Thursday, January 22, 2009

Extracts from The Almost Christian Discovered


Regarding the reader or hearer of the message taking personal offense at the message or the messenger.

"It is a book of dissections, in which every department of the Christian character is skillfully divested of its covering, and laid open to impartial survey; and although it would be too much to say, that in the performance of a task, which exhibits such diversity, and requires such a nicety of spiritual discrimination, nothing has been done to disturb the peace of a saint; yet the instances in which its author is chargeable with this, we take to be very few; while perhaps there is not one of them in which the pain produced, if rightly improven, is not salutary in its tendency, or fails to lead on to more exalted enjoyment. But supposing that instances do occur, in which the peace of conscience is unduly disturbed, or that a sentiment, here and there, has dropped from the pen of the author, which tends to a false or injurious alarm, still it is better that a reparable injury should be suffered, than that a delusion which is irreparable should remain undetected.
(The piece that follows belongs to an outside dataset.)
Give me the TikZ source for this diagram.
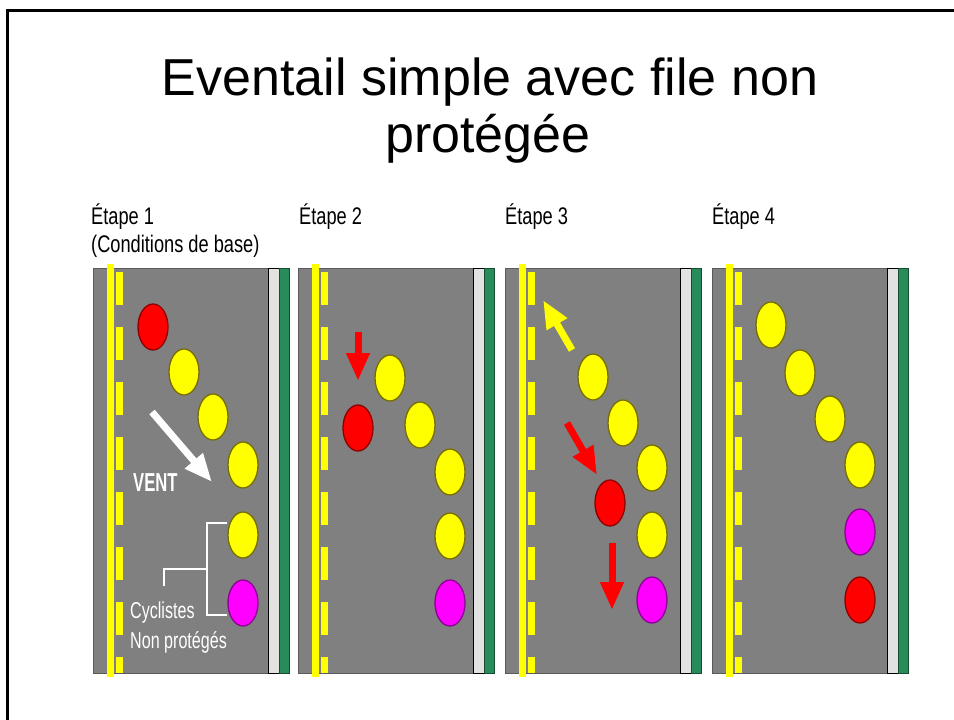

It is the lot of the messenger, who either lifts up his voice or his pen to publish the counsel of God to man in the present complex state of society, that he cannot sound an alarm to the wicked, without putting some of the righteous in fear; nor can he minister consolation to the latter, without at least the hazard of having his message misapplied by the perversity of the latter." (Pg. xvi )

by Matthew Mead published in 1856, reprinted Diggory Press.